** start Source excerpt **

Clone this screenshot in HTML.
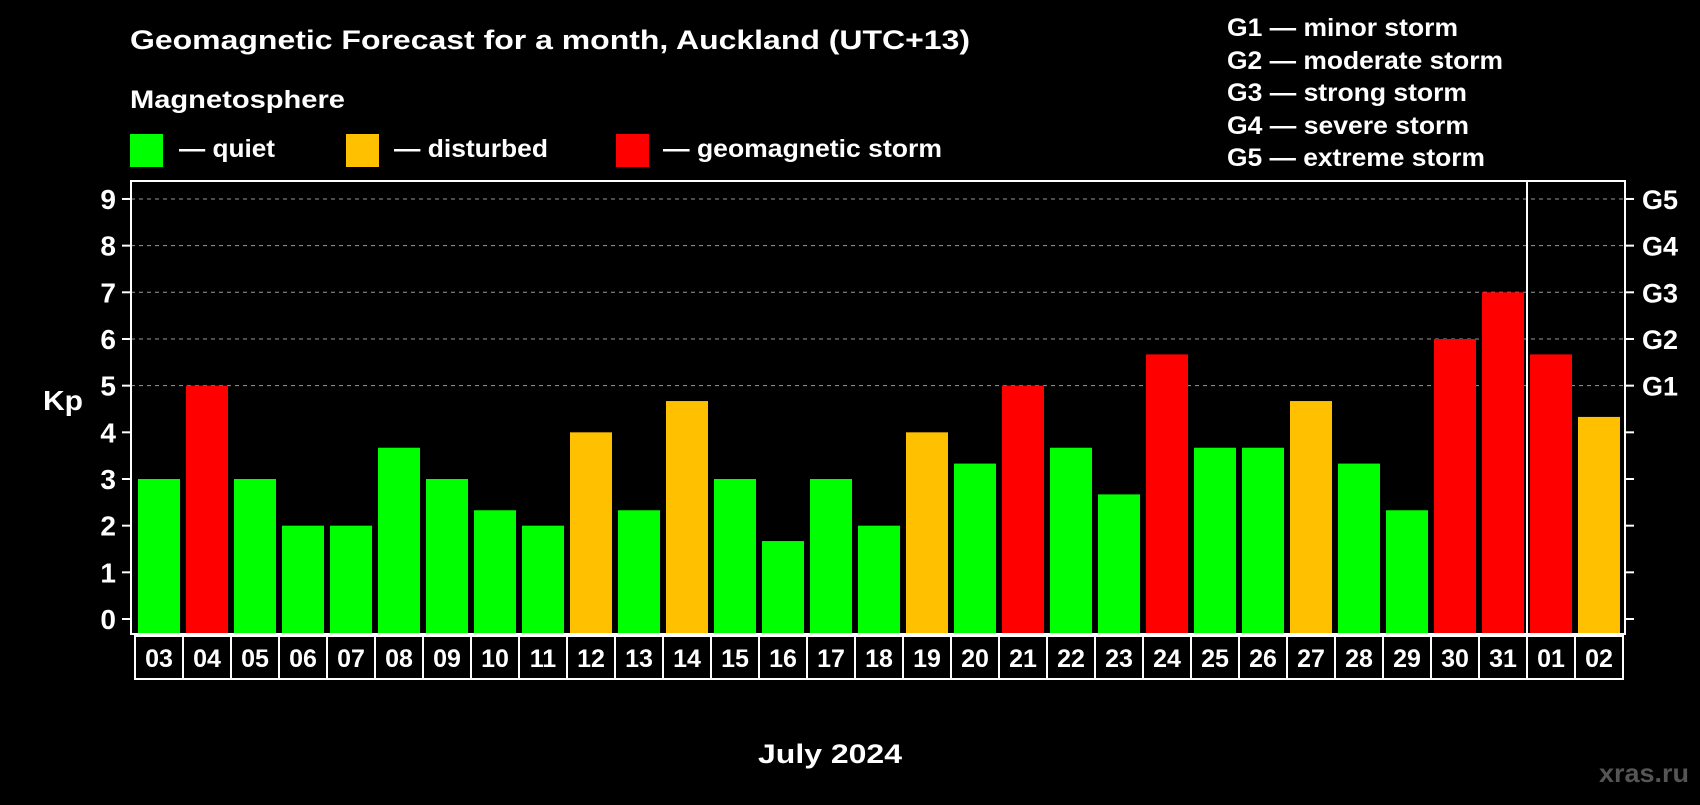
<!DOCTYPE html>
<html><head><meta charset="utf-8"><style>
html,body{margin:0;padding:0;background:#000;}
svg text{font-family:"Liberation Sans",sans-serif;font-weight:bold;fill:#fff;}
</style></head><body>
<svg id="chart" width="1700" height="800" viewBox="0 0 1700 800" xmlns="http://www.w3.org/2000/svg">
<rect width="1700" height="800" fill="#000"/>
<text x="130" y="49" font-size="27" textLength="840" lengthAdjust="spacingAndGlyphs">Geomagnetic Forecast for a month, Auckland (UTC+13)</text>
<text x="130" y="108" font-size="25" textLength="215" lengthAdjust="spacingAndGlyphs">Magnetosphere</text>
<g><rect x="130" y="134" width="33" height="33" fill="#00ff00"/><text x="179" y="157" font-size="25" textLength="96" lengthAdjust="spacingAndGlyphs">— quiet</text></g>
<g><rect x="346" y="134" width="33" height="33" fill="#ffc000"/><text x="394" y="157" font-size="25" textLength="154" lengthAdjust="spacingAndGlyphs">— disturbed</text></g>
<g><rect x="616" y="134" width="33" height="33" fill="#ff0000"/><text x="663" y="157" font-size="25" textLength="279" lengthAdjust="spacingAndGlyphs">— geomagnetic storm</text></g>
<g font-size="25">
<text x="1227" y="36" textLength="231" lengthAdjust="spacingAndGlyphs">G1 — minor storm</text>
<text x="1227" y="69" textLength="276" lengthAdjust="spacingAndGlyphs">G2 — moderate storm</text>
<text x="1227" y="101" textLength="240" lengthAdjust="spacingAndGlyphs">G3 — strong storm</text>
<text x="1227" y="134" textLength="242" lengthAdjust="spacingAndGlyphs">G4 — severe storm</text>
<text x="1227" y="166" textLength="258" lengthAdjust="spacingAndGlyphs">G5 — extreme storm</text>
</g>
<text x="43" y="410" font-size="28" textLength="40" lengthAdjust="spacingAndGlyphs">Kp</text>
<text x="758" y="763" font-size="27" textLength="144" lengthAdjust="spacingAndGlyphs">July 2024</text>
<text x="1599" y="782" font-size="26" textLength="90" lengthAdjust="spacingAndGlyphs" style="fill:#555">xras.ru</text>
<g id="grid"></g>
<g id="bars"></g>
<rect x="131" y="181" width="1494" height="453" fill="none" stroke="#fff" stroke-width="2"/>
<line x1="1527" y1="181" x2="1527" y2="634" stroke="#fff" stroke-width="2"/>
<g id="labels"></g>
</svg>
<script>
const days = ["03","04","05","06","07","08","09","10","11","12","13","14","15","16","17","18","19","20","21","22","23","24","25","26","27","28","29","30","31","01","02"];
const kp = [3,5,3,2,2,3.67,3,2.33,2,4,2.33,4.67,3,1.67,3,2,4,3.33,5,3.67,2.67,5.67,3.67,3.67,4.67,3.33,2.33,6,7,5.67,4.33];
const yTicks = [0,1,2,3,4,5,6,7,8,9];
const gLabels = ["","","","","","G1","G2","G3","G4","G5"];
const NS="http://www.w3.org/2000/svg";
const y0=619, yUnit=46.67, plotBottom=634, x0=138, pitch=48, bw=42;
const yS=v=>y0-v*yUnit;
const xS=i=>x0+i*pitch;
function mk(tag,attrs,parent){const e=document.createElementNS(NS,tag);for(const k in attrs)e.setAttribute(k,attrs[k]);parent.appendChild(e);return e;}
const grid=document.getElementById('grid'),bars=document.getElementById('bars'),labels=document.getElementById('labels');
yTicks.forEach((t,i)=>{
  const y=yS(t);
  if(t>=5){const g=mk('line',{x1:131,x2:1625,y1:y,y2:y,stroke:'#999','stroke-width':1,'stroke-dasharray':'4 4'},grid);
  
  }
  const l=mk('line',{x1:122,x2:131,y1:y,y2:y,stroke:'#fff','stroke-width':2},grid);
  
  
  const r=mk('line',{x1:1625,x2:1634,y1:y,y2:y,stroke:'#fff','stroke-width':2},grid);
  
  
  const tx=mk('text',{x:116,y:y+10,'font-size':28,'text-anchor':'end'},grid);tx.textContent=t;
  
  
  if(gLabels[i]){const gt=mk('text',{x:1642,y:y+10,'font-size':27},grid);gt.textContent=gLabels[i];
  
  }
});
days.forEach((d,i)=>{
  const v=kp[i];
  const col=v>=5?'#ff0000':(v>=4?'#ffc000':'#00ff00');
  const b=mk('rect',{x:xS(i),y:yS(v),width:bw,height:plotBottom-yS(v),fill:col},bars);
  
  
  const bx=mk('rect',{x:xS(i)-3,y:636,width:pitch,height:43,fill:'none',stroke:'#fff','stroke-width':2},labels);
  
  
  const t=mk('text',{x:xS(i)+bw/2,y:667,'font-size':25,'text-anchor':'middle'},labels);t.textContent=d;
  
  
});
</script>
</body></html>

** end Source excerpt **

• Task to carry out:
In this exercise, set down all of the data exactly, without the pictures.

• Answer to this problem:
Clone this screenshot in HTML.
<!DOCTYPE html>
<html><head><meta charset="utf-8"><style>
html,body{margin:0;padding:0;background:#000;}
svg text{font-family:"Liberation Sans",sans-serif;font-weight:bold;fill:#fff;}
</style></head><body>
<svg id="chart" width="1700" height="800" viewBox="0 0 1700 800" xmlns="http://www.w3.org/2000/svg">
<rect width="1700" height="800" fill="#000"/>
<text x="130" y="49" font-size="27" textLength="840" lengthAdjust="spacingAndGlyphs">Geomagnetic Forecast for a month, Auckland (UTC+13)</text>
<text x="130" y="108" font-size="25" textLength="215" lengthAdjust="spacingAndGlyphs">Magnetosphere</text>
<g><rect x="130" y="134" width="33" height="33" fill="#00ff00"/><text x="179" y="157" font-size="25" textLength="96" lengthAdjust="spacingAndGlyphs">— quiet</text></g>
<g><rect x="346" y="134" width="33" height="33" fill="#ffc000"/><text x="394" y="157" font-size="25" textLength="154" lengthAdjust="spacingAndGlyphs">— disturbed</text></g>
<g><rect x="616" y="134" width="33" height="33" fill="#ff0000"/><text x="663" y="157" font-size="25" textLength="279" lengthAdjust="spacingAndGlyphs">— geomagnetic storm</text></g>
<g font-size="25">
<text x="1227" y="36" textLength="231" lengthAdjust="spacingAndGlyphs">G1 — minor storm</text>
<text x="1227" y="69" textLength="276" lengthAdjust="spacingAndGlyphs">G2 — moderate storm</text>
<text x="1227" y="101" textLength="240" lengthAdjust="spacingAndGlyphs">G3 — strong storm</text>
<text x="1227" y="134" textLength="242" lengthAdjust="spacingAndGlyphs">G4 — severe storm</text>
<text x="1227" y="166" textLength="258" lengthAdjust="spacingAndGlyphs">G5 — extreme storm</text>
</g>
<text x="43" y="410" font-size="28" textLength="40" lengthAdjust="spacingAndGlyphs">Kp</text>
<text x="758" y="763" font-size="27" textLength="144" lengthAdjust="spacingAndGlyphs">July 2024</text>
<text x="1599" y="782" font-size="26" textLength="90" lengthAdjust="spacingAndGlyphs" style="fill:#555">xras.ru</text>
<g id="grid"></g>
<g id="bars"></g>
<rect x="131" y="181" width="1494" height="453" fill="none" stroke="#fff" stroke-width="2"/>
<line x1="1527" y1="181" x2="1527" y2="634" stroke="#fff" stroke-width="2"/>
<g id="labels"></g>
</svg>
<script>
const days = ["03","04","05","06","07","08","09","10","11","12","13","14","15","16","17","18","19","20","21","22","23","24","25","26","27","28","29","30","31","01","02"];
const kp = [3,5,3,2,2,3.67,3,2.33,2,4,2.33,4.67,3,1.67,3,2,4,3.33,5,3.67,2.67,5.67,3.67,3.67,4.67,3.33,2.33,6,7,5.67,4.33];
const yTicks = [0,1,2,3,4,5,6,7,8,9];
const gLabels = ["","","","","","G1","G2","G3","G4","G5"];
const NS="http://www.w3.org/2000/svg";
const y0=619, yUnit=46.67, plotBottom=634, x0=138, pitch=48, bw=42;
const yS=v=>y0-v*yUnit;
const xS=i=>x0+i*pitch;
function mk(tag,attrs,parent){const e=document.createElementNS(NS,tag);for(const k in attrs)e.setAttribute(k,attrs[k]);parent.appendChild(e);return e;}
const grid=document.getElementById('grid'),bars=document.getElementById('bars'),labels=document.getElementById('labels');
yTicks.forEach((t,i)=>{
  const y=yS(t);
  if(t>=5){const g=mk('line',{x1:131,x2:1625,y1:y,y2:y,stroke:'#999','stroke-width':1,'stroke-dasharray':'4 4'},grid);
  
  }
  const l=mk('line',{x1:122,x2:131,y1:y,y2:y,stroke:'#fff','stroke-width':2},grid);
  
  
  const r=mk('line',{x1:1625,x2:1634,y1:y,y2:y,stroke:'#fff','stroke-width':2},grid);
  
  
  const tx=mk('text',{x:116,y:y+10,'font-size':28,'text-anchor':'end'},grid);tx.textContent=t;
  
  
  if(gLabels[i]){const gt=mk('text',{x:1642,y:y+10,'font-size':27},grid);gt.textContent=gLabels[i];
  
  }
});
days.forEach((d,i)=>{
  const v=kp[i];
  const col=v>=5?'#ff0000':(v>=4?'#ffc000':'#00ff00');
  const b=mk('rect',{x:xS(i),y:yS(v),width:bw,height:plotBottom-yS(v),fill:col},bars);
  
  
  const bx=mk('rect',{x:xS(i)-3,y:636,width:pitch,height:43,fill:'none',stroke:'#fff','stroke-width':2},labels);
  
  
  const t=mk('text',{x:xS(i)+bw/2,y:667,'font-size':25,'text-anchor':'middle'},labels);t.textContent=d;
  
  
});
</script>
</body></html>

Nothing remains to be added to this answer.